The Seattle Times political team explores national, state and local politics.

September 11, 2014 at 9:44 AM

Supreme Court finds Legislature in contempt on education funding

The Washington state Supreme Court is holding the Legislature in contempt for not making enough progress toward fully funding public education but, for now, is holding off on sanctions.

In an order Thursday in the landmark McCleary school-funding case, the court  said it won’t issue any sanctions until at least the close of the 2015 legislative session. After that, action could be swift.

“On the date following adjournment of the 2015 session, if the State has not complied with the court’s order, the State shall file in the court a memorandum explaining why sanctions or other remedial measures should not be imposed,” reads the order, which was signed by Chief Justice Barbara Madsen.
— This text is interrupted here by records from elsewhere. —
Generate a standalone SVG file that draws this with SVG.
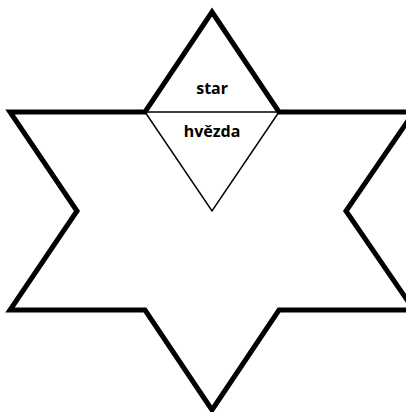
<svg xmlns="http://www.w3.org/2000/svg" width="406" height="412" viewBox="0 0 406 412">
<style>
.star{fill:#fff;stroke:#000;stroke-width:5;stroke-linejoin:miter}
.tri{fill:none;stroke:#000;stroke-width:1.5}
.lbl{font-family:"Comic Sans MS","Noto Sans",sans-serif;font-size:16px;font-weight:bold;fill:#000;text-anchor:middle}
</style>
<rect width="406" height="412" fill="#fff"/>
<g id="star">
<polygon class="star" points="212,12 279,112 414,112 346,211 414,310 279,310 212,410 145,310 10,310 77,211 10,112 145,112"/>
</g>
<g id="connectors">
<polygon class="tri" points="145,112 279,112 212,211"/>
</g>
<g id="label-star">
<text class="lbl" x="212" y="94">star</text>
</g>
<g id="label-hvezda">
<text class="lbl" x="212" y="137">hvězda</text>
</g>
</svg>
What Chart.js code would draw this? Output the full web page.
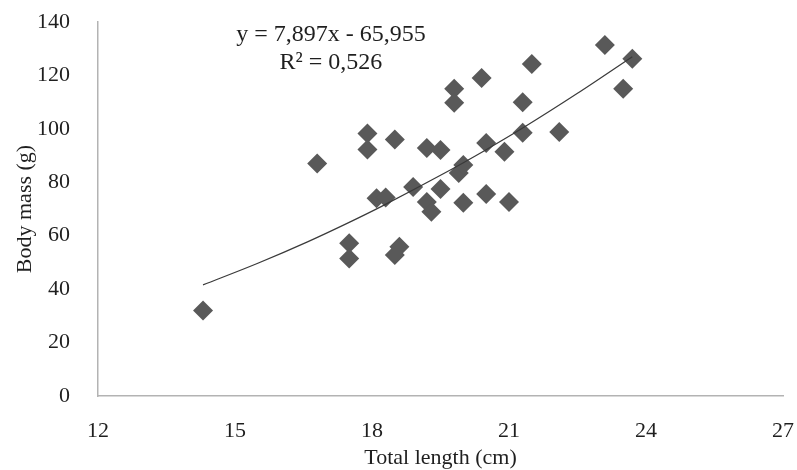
<!DOCTYPE html>
<html>
<head>
<meta charset="utf-8">
<script src="https://cdn.jsdelivr.net/npm/chart.js@4.4.0/dist/chart.umd.min.js"></script>
<style>
  html, body { margin: 0; padding: 0; background: #ffffff; }
  #wrap { width: 797px; height: 470px; }
</style>
</head>
<body>
<div id="wrap"><canvas id="myChart"></canvas></div>
<script>
// Body mass vs total length

const lengthCm = [14.3, 16.8, 17.5, 17.5, 17.9, 17.9, 18.1, 18.3, 18.5, 18.5, 18.6, 18.9, 19.2, 19.2, 19.3, 19.5, 19.5, 19.8, 19.8, 19.9, 20.0, 20.0, 20.4, 20.5, 20.5, 20.9, 21.0, 21.3, 21.3, 21.5, 22.1, 23.1, 23.5, 23.7];
const massG = [32, 87, 57.2, 51.5, 98.3, 92.3, 74, 74.3, 96, 52.8, 55.9, 78.2, 92.8, 72.6, 69, 92.1, 77.5, 115, 109.8, 83.5, 86.5, 72.3, 119, 94.7, 75.6, 91.4, 72.6, 110, 98.5, 124.3, 98.8, 131.4, 115, 126.2];

// trend curve as drawn in the figure
const trendX = [14.3, 15.5, 16.6, 17.5, 18.2, 19.5, 20.5, 21.3, 22.5, 23.7];
const trendY = [41.6, 49.7, 57.8, 65, 70.9, 82.6, 92.2, 100.3, 113.3, 127];

const xTicks = [12, 15, 18, 21, 24, 27];
const yTicks = [0, 20, 40, 60, 80, 100, 120, 140];

const equationLines = ["y = 7,897x - 65,955", "R\u00B2 = 0,526"];

const serif = "'Liberation Serif', 'Times New Roman', serif";
const textColor = "#1f1f1f";

const points = lengthCm.map((x, i) => ({ x: x, y: massG[i] }));
const trend = trendX.map((x, i) => ({ x: x, y: trendY[i] }));

// Draw the equation text inside the plot
const equationPlugin = {
  id: "equation",
  afterDraw(chart) {
    const ctx = chart.ctx;
    const xs = chart.scales.x;
    ctx.save();
    ctx.font = "24px " + serif;
    ctx.fillStyle = textColor;
    ctx.textAlign = "center";
    ctx.textBaseline = "middle";
    const cx = xs.getPixelForValue(17.1);
    ctx.fillText(equationLines[0], cx, 35);
    ctx.fillText(equationLines[1], cx, 63);
    ctx.restore();
  },
};

const ctx = document.getElementById("myChart").getContext("2d");
const myChart = new Chart(ctx, {
  type: "scatter",
  data: {
    datasets: [
      {
        label: "Body mass",
        data: points,
        pointStyle: "rectRot",
        pointRadius: 10,
        pointHoverRadius: 10,
        backgroundColor: "#595959",
        borderColor: "#595959",
        borderWidth: 0,
        order: 2,
      },
      {
        label: "Trend",
        type: "line",
        data: trend,
        borderColor: "#3a3a3a",
        borderWidth: 1.2,
        pointRadius: 0,
        fill: false,
        cubicInterpolationMode: "monotone",
        order: 1,
      },
    ],
  },
  options: {
    responsive: true,
    maintainAspectRatio: false,
    animation: false,
    layout: {
      padding: { left: 0, right: 14, top: 22, bottom: 0 },
    },
    plugins: {
      legend: { display: false },
      tooltip: { enabled: false },
    },
    scales: {
      x: {
        type: "linear",
        min: 12,
        max: 27,
        afterBuildTicks: (axis) => {
          axis.ticks = xTicks.map((v) => ({ value: v }));
        },
        afterFit: (axis) => {
          axis.height = 74;
          axis.paddingLeft = 0;
          axis.paddingRight = 0;
        },
        grid: { display: false },
        border: { display: true, color: "#b3b3b3", width: 1.5 },
        ticks: {
          padding: 14,
          color: textColor,
          font: { family: serif, size: 22 },
        },
        title: {
          display: true,
          text: "Total length (cm)",
          color: textColor,
          font: { family: serif, size: 22, lineHeight: 1.1 },
          padding: { top: 0, bottom: 0 },
        },
      },
      y: {
        type: "linear",
        min: 0,
        max: 140,
        afterBuildTicks: (axis) => {
          axis.ticks = yTicks.map((v) => ({ value: v }));
        },
        afterFit: (axis) => {
          axis.width = 98;
          axis.paddingTop = 0;
          axis.paddingBottom = 0;
        },
        grid: { display: false },
        border: { display: true, color: "#b3b3b3", width: 1.5 },
        ticks: {
          padding: 20,
          color: textColor,
          font: { family: serif, size: 22 },
        },
        title: {
          display: true,
          text: "Body mass (g)",
          color: textColor,
          font: { family: serif, size: 22, lineHeight: 1.1 },
          padding: { top: 13, bottom: 0 },
        },
      },
    },
  },
  plugins: [equationPlugin],
});
</script>
</body>
</html>
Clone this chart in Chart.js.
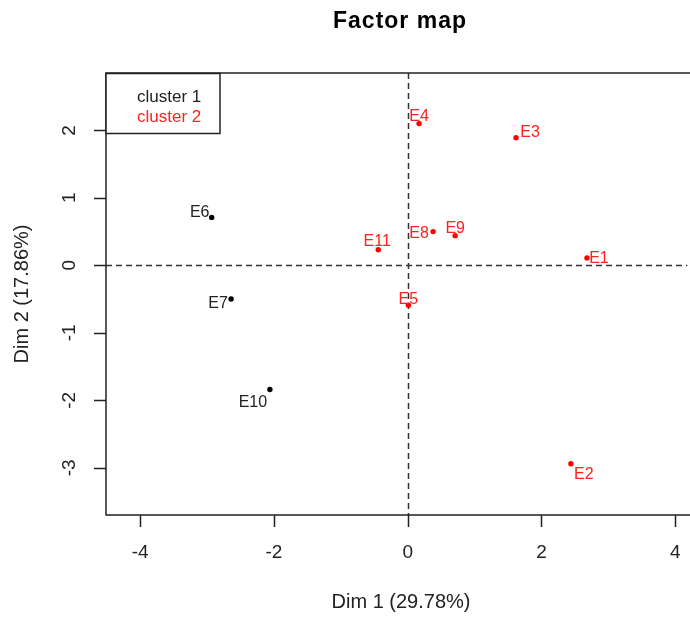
<!DOCTYPE html>
<html>
<head>
<meta charset="utf-8">
<script src="https://cdn.jsdelivr.net/npm/chart.js@4.4.0/dist/chart.umd.min.js"></script>
<style>
  html, body { margin: 0; padding: 0; background: #fff; overflow: hidden; }
  #wrap { width: 690px; height: 617px; }
</style>
</head>
<body>
<div id="wrap"><canvas id="factorMap"></canvas></div>
<script>
// Individuals on the first two dimensions
const labels = ['E1', 'E2', 'E3', 'E4', 'E5', 'E6', 'E7', 'E8', 'E9', 'E10', 'E11'];
const dim1 = [2.68, 2.44, 1.62, 0.17, 0.01, -2.93, -2.64, 0.38, 0.71, -2.06, -0.44];
const dim2 = [0.11, -2.94, 1.89, 2.10, -0.59, 0.71, -0.50, 0.50, 0.44, -1.84, 0.23];
const cluster = [2, 2, 2, 2, 2, 1, 1, 2, 2, 1, 2];

const clusterNames = ['cluster 1', 'cluster 2'];
const xTicks = [-4, -2, 0, 2, 4];
const yTicks = [-3, -2, -1, 0, 1, 2];

const clusterColors = ['#000000', '#ff0000'];
const FONT = '"Liberation Sans", Arial, sans-serif';

// label nudges in px (dx, dy) so text sits like the original
const labelNudge = {
    E1: [12, 1], E2: [13, 11], E3: [14, -5], E4: [0, -7], E5: [0, -6],
    E6: [-12, -5], E7: [-13, 5], E8: [-14, 2], E9: [0, -7], E10: [-17, 13], E11: [-1, -8]
};

function buildDatasets() {
    return clusterNames.map((name, c) => {
        const pts = [];
        labels.forEach((lab, i) => {
            if (cluster[i] === c + 1) pts.push({ x: dim1[i], y: dim2[i], label: lab });
        });
        return {
            label: name,
            data: pts,
            backgroundColor: clusterColors[c],
            borderColor: clusterColors[c],
            pointRadius: 2.7,
            pointHoverRadius: 2.7,
            borderWidth: 0
        };
    });
}

// Draws the R-style frame, axes, dashed origin lines, labels and legend
const factorMapPlugin = {
    id: 'factorMap',
    beforeDatasetsDraw(chart) {
        const { ctx, chartArea: a, scales: { x, y } } = chart;
        ctx.save();
        // dashed lines through the origin
        ctx.strokeStyle = '#333';
        ctx.lineWidth = 1.5;
        ctx.setLineDash([6, 4]);
        const x0 = Math.round(x.getPixelForValue(0)) + 0.5;
        const y0 = Math.round(y.getPixelForValue(0)) + 0.5;
        ctx.beginPath();
        ctx.moveTo(x0, a.top); ctx.lineTo(x0, a.bottom);
        ctx.moveTo(a.left, y0); ctx.lineTo(a.right, y0);
        ctx.stroke();
        ctx.setLineDash([]);

        // frame (right side is off the picture)
        ctx.strokeStyle = '#222';
        ctx.lineWidth = 1.5;
        ctx.beginPath();
        ctx.moveTo(a.right + 5, a.top);
        ctx.lineTo(a.left, a.top);
        ctx.lineTo(a.left, a.bottom);
        ctx.lineTo(a.right + 5, a.bottom);
        ctx.stroke();

        // x ticks
        ctx.fillStyle = '#222';
        ctx.font = '19px ' + FONT;
        ctx.textAlign = 'center';
        ctx.textBaseline = 'middle';
        ctx.beginPath();
        xTicks.forEach(v => {
            const px = Math.round(x.getPixelForValue(v)) + 0.5;
            ctx.moveTo(px, a.bottom);
            ctx.lineTo(px, a.bottom + 12);
        });
        ctx.stroke();
        xTicks.forEach(v => ctx.fillText(String(v), x.getPixelForValue(v), a.bottom + 38));

        // y ticks (labels rotated like R)
        ctx.beginPath();
        yTicks.forEach(v => {
            const py = Math.round(y.getPixelForValue(v)) + 0.5;
            ctx.moveTo(a.left, py);
            ctx.lineTo(a.left - 12, py);
        });
        ctx.stroke();
        yTicks.forEach(v => {
            ctx.save();
            ctx.translate(a.left - 36, y.getPixelForValue(v));
            ctx.rotate(-Math.PI / 2);
            ctx.fillText(String(v), 0, 0);
            ctx.restore();
        });

        // axis titles
        ctx.font = '20px ' + FONT;
        ctx.fillText('Dim 1 (29.78%)', 401, 602);
        ctx.save();
        ctx.translate(22, (a.top + a.bottom) / 2);
        ctx.rotate(-Math.PI / 2);
        ctx.fillText('Dim 2 (17.86%)', 0, 0);
        ctx.restore();

        // main title
        ctx.font = 'bold 23px ' + FONT;
        ctx.letterSpacing = '1px';
        ctx.fillStyle = '#000';
        ctx.fillText('Factor map', 400, 22);
        ctx.letterSpacing = '0px';

        // legend box
        ctx.fillStyle = '#fff';
        ctx.fillRect(a.left, a.top, 114, 60);
        ctx.strokeStyle = '#222';
        ctx.strokeRect(a.left, a.top + 0.5, 114, 60);
        ctx.font = '17px ' + FONT;
        ctx.textAlign = 'left';
        chart.data.datasets.forEach((ds, i) => {
            ctx.fillStyle = i === 0 ? '#222' : '#ff2020';
            ctx.fillText(ds.label, a.left + 31, a.top + 24 + i * 20);
        });
        ctx.restore();
    },
    afterDatasetsDraw(chart) {
        const { ctx } = chart;
        ctx.save();
        ctx.font = '16px ' + FONT;
        ctx.textAlign = 'center';
        ctx.textBaseline = 'middle';
        chart.data.datasets.forEach((ds, di) => {
            const meta = chart.getDatasetMeta(di);
            ctx.fillStyle = di === 0 ? '#222' : '#ff2020';
            meta.data.forEach((pt, j) => {
                const lab = ds.data[j].label;
                const n = labelNudge[lab] || [0, -8];
                ctx.fillText(lab, pt.x + n[0], pt.y + n[1]);
            });
        });
        ctx.restore();
    }
};

new Chart(document.getElementById('factorMap'), {
    type: 'scatter',
    data: { datasets: buildDatasets() },
    options: {
        responsive: true,
        maintainAspectRatio: false,
        animation: false,
        layout: { padding: { left: 106, top: 73, right: 0, bottom: 102 } },
        scales: {
            x: { type: 'linear', min: -4.51, max: 4.18, display: false },
            y: { type: 'linear', min: -3.70, max: 2.85, display: false }
        },
        plugins: {
            legend: { display: false },
            title: { display: false },
            tooltip: { enabled: false }
        }
    },
    plugins: [factorMapPlugin]
});
</script>
</body>
</html>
The deicision was unanimous. Read the order for yourself here.

The case is named after parents Stephanie and Matthew McCleary, the lead plaintiffs in a lawsuit filed in 2007 in King County. In 2012, the Supreme Court ruled in their favor and ordered the state to increase education spending enough to fulfill the Washington state Legislature’s own definition of what it would take to meet the state constitution’s requirement of providing a basic education to all Washington children.

Tom Ahearne, attorney for the plaintiffs, said Thursday he is  happy with the court’s decision. Even though it doesn’t force the Legislature to come up with a complete plan for fully funding public education before the end of this year, as the plaintiffs had asked, Ahearne says the court’s ruling asserts the justices can punish the Legislature in the future, and won’t hesitate to do so.

Ahearne said he didn’t know whether or not the Legislature will obey the ruling, but he’s optimistic.

“I am confident that more legislators than before are going to try to accomplish it rather than put it off,” he said.

Rep. Chad Magendanz, the ranking Republican on the House Education Committee, said this was the ruling lawmakers were hoping for.

“We’ve always been under the assumption we were going to show some substantial remedies [to funding] this cycle,” he said.

Magendanz said the ruling is “certainly more incentive to be done on time.”

“We will make it work,” he added.

Gov. Jay Inslee, in a prepared statement, called the Supreme Court’s order an “unprecedented action…in a critical moment in our history.”

“No one should be surprised, yet no one should minimize the court’s order,” he said. “I urged lawmakers to act this year and agreed with the court that we must do more to adequately fund education, which I believe is both a constitutional and moral obligation.”

“If we are to succeed now,” he added, “we will need the help of everyone in Washington state, not just 147 lawmakers, as we rise to the challenge to avoid the court’s pending sanctions.”

In its 2012 ruling, the court set a 2018 deadline to provide full funding for the state’s public schools.  That matched what the Legislature had promised, recognizing that it likely would take more than one legislative session to come up with the additional money, estimated at between $3.5 billion to $7 billion per two-year budget period. The money would go, among other things, toward school-bus transportation, smaller class sizes, schools’ daily operating costs and supplies such as paper and books.

State lawmakers added some of that money into its 2013-15 budget — an approximately $1 billion increase for education — but the justices in January said lawmakers weren’t moving fast enough and ordered them to submit a complete plan by the end of April for how they would meet the 2018 deadline.  The legislature did not do so, saying it could not come to agreement on one.